The default method in the main.py file specifies that one parameter will be passed in. So when I paste in my script I just need to update the main method to take one parameter. I won’t use it for anything, but if I don’t include it I’ll get an error in Stackdriver upon invocation. Then the last thing to do is to change the function to execute to “main”…

Scheduling the script

When I created the Orlando data pipeline there was no simple way to create cron/scheduler jobs to run within the Google Cloud Platform. At that time it made sense to use the micro instance for both the scheduling and scraping of content. Now, though, Cloud Scheduler has been released for General Availability and comes with up to three jobs for free each month.

To get started you just have to search for the product…

After you click Create Job you’ll see the form depicted below. The two key things to enter into the form is the Frequency and the Target. I quick check of the crontab.guru gives me the appropriate schedule pattern value. The target gets set to HTTP, the URL is the address of cloud function, POST is the HTTP Method, and a valid json object is put into the body (in this case just an empty object).

After saving I clicked “Run now” and waited until there was a success result, as shown below.

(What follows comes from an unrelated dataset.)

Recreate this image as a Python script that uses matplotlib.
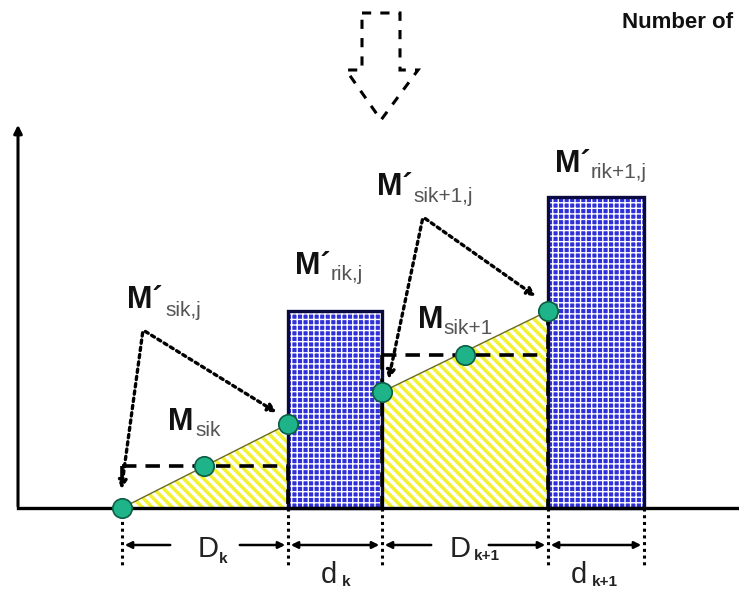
import matplotlib
matplotlib.use("Agg")
import matplotlib.pyplot as plt
from matplotlib.patches import Polygon, Rectangle
import numpy as np

plt.rcParams['font.family'] = ['Liberation Sans', 'DejaVu Sans']
plt.rcParams['hatch.linewidth'] = 1.0

# diagram geometry (pixel units, y grows downward)
base_y = 508
t_edges = [122, 288, 382, 548, 644]          # time boundaries of D_k, d_k, D_k+1, d_k+1
rik_tops = [311, 197]                         # top of the two blue bars (M'rik,j)
sik_start = [508, 392]                        # value at start of each sampling period
sik_end = [424, 311]                          # value at end of each sampling period (M'sik,j)
sik_mean = [466, 355]                         # mean value of each period (M_sik)
mean_x = [204, 465]

# labels: (main, sub, x_main, y_main, x_sub, y_sub)
labels = [
    ("M\u00b4", "sik,j", 127, 308, 165, 316),
    ("M\u00b4", "rik,j", 295, 274, 331, 280),
    ("M\u00b4", "sik+1,j", 377, 195, 413, 202),
    ("M\u00b4", "rik+1,j", 555, 172, 591, 178),
    ("M", "sik", 168, 430, 195, 436),
    ("M", "sik+1", 418, 328, 443, 334),
]
dim_labels = [("D", "k", 198, 557, 219, 563),
              ("d", "k", 321, 583, 342, 586),
              ("D", "k+1", 450, 557, 474, 560),
              ("d", "k+1", 571, 583, 592, 586)]

fig = plt.figure(figsize=(7.39, 5.91), dpi=100)
ax = fig.add_axes([0, 0, 1, 1])
ax.set_xlim(0, 739)
ax.set_ylim(591, 0)
ax.axis('off')

blue = '#3030d8'
yellow = '#f2f230'
green = '#1fb38a'

# blue bars with white grid
for i, top in enumerate(rik_tops):
    xl, xr = t_edges[2 * i + 1], t_edges[2 * i + 2]
    ax.add_patch(Rectangle((xl, top), xr - xl, base_y - top, facecolor=blue,
                           edgecolor='white', hatch='+++', lw=0, zorder=2))
    ax.add_patch(Rectangle((xl, top), xr - xl, base_y - top, facecolor='none',
                           edgecolor='#0a0a40', lw=2.4, zorder=3))

# yellow areas with white diagonal stripes
for i in range(2):
    xl, xr = t_edges[2 * i], t_edges[2 * i + 1]
    poly = Polygon([(xl, base_y), (xl, sik_start[i]), (xr, sik_end[i]), (xr, base_y)],
                   closed=True, facecolor=yellow, edgecolor='none', zorder=2)
    ax.add_patch(poly)
    for c in np.arange(-700, 700, 10):
        xs = np.array([0, 739])
        ln, = ax.plot(xs, xs + c, color='white', lw=2.6, zorder=2.5)
        ln.set_clip_path(poly)
    ax.plot([xl, xr], [sik_start[i], sik_end[i]], color='#6b6b20', lw=1.0, zorder=3)

# dashed mean lines and verticals
dash = dict(color='black', lw=2.6, ls=(0, (4, 2.5)), zorder=4)
ax.plot([t_edges[0], t_edges[1]], [sik_mean[0]] * 2, **dash)
ax.plot([t_edges[0], t_edges[0]], [sik_mean[0], sik_mean[0] + 12], **dash)
ax.plot([t_edges[1], t_edges[1]], [sik_mean[0], base_y], **dash)
ax.plot([t_edges[2], t_edges[3]], [sik_mean[1]] * 2, **dash)
ax.plot([t_edges[2], t_edges[2]], [sik_mean[1], base_y], **dash)
ax.plot([t_edges[3], t_edges[3]], [sik_end[1], base_y], **dash)

# axes
ax.plot([18, 739], [base_y, base_y], color='black', lw=2.4, zorder=5)
ax.annotate('', xy=(18, 122), xytext=(18, base_y + 1),
            arrowprops=dict(arrowstyle='-|>', color='black', lw=2.2, mutation_scale=12), zorder=5)

# green points
px = [t_edges[0], mean_x[0], t_edges[1], t_edges[2], mean_x[1], t_edges[3]]
py = [sik_start[0], sik_mean[0], sik_end[0], sik_start[1], sik_mean[1], sik_end[1]]
ax.plot(px, py, 'o', ms=14, mfc=green, mec='#0d5c44', mew=1.2, ls='none', zorder=6)

# dotted arrows from labels
dot = dict(arrowstyle='-|>', color='black', lw=2.4, ls=(0, (1, 1.2)), mutation_scale=12)
for apex, tips in [((143, 330), [(121, 492), (279, 414)]),
                   ((423, 217), [(388, 382), (538, 298)])]:
    for tip in tips:
        ax.annotate('', xy=tip, xytext=apex, arrowprops=dot, zorder=7)

# labels
for main, sub, xm, ym, xs, ys in labels:
    ax.text(xm, ym, main, fontsize=22, fontweight='bold', color='#111111', va='baseline', ha='left')
    ax.text(xs, ys, sub, fontsize=15, color='#555555', va='baseline', ha='left')

# dimension lines below the axis
for x in t_edges:
    ax.plot([x, x], [base_y, 568], color='black', lw=2.2, ls=(0, (1, 1.2)), zorder=4)
ar = dict(arrowstyle='-|>', color='black', lw=1.8, mutation_scale=10)
ay = 545
ax.annotate('', xy=(t_edges[0], ay), xytext=(173, ay), arrowprops=ar)
ax.annotate('', xy=(t_edges[1], ay), xytext=(237, ay), arrowprops=ar)
ax.annotate('', xy=(t_edges[2], ay), xytext=(434, ay), arrowprops=ar)
ax.annotate('', xy=(t_edges[3], ay), xytext=(486, ay), arrowprops=ar)
ax.annotate('', xy=(t_edges[1], ay), xytext=(t_edges[2], ay),
            arrowprops=dict(arrowstyle='<|-|>', color='black', lw=1.8, mutation_scale=10))
ax.annotate('', xy=(t_edges[3], ay), xytext=(t_edges[4], ay),
            arrowprops=dict(arrowstyle='<|-|>', color='black', lw=1.8, mutation_scale=10))
for main, sub, xm, ym, xs, ys in dim_labels:
    ax.text(xm, ym, main, fontsize=21, color='#222222', va='baseline', ha='left')
    ax.text(xs, ys, sub, fontsize=11, fontweight='bold', color='#222222', va='baseline', ha='left')

# dashed big arrow at the top
arrow_pts = [(362, 13), (400, 13), (400, 70), (418, 70), (381, 120), (346, 70), (362, 70)]
ax.add_patch(Polygon(arrow_pts, closed=True, fill=False, edgecolor='black', lw=2.2,
                     ls=(0, (3, 3))))

ax.text(622, 28, "Number of", fontsize=16, fontweight='bold', color='#111111',
        va='baseline', ha='left')

fig.savefig('out.png', dpi=100)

When I go check the storage bucket I do indeed see the file!

Data Studio

Before doing anything with Dataflow I can quickly mount this CSV into Data Studio to play with it. I’ll use the GCS connector and point to the bucket & sub-folder. Note the checkbox for using all of the files in the folder.

Once connected I can see that it’s messing up the schema for the beat…

I’ll have to fix that by converting it to a text field. Then I can save it and add a new Time Series chart. For some reason it tries to sum up the report number field, which yields counts in the millions.

I can fix this by modifying the schema and creating a new calculated field that performs a distinct count on the report number. Doing this will also ensure that any counts exclude duplicates (which will happen if I’m downloading every day). Ultimately this should be resolved in a Data Flow job.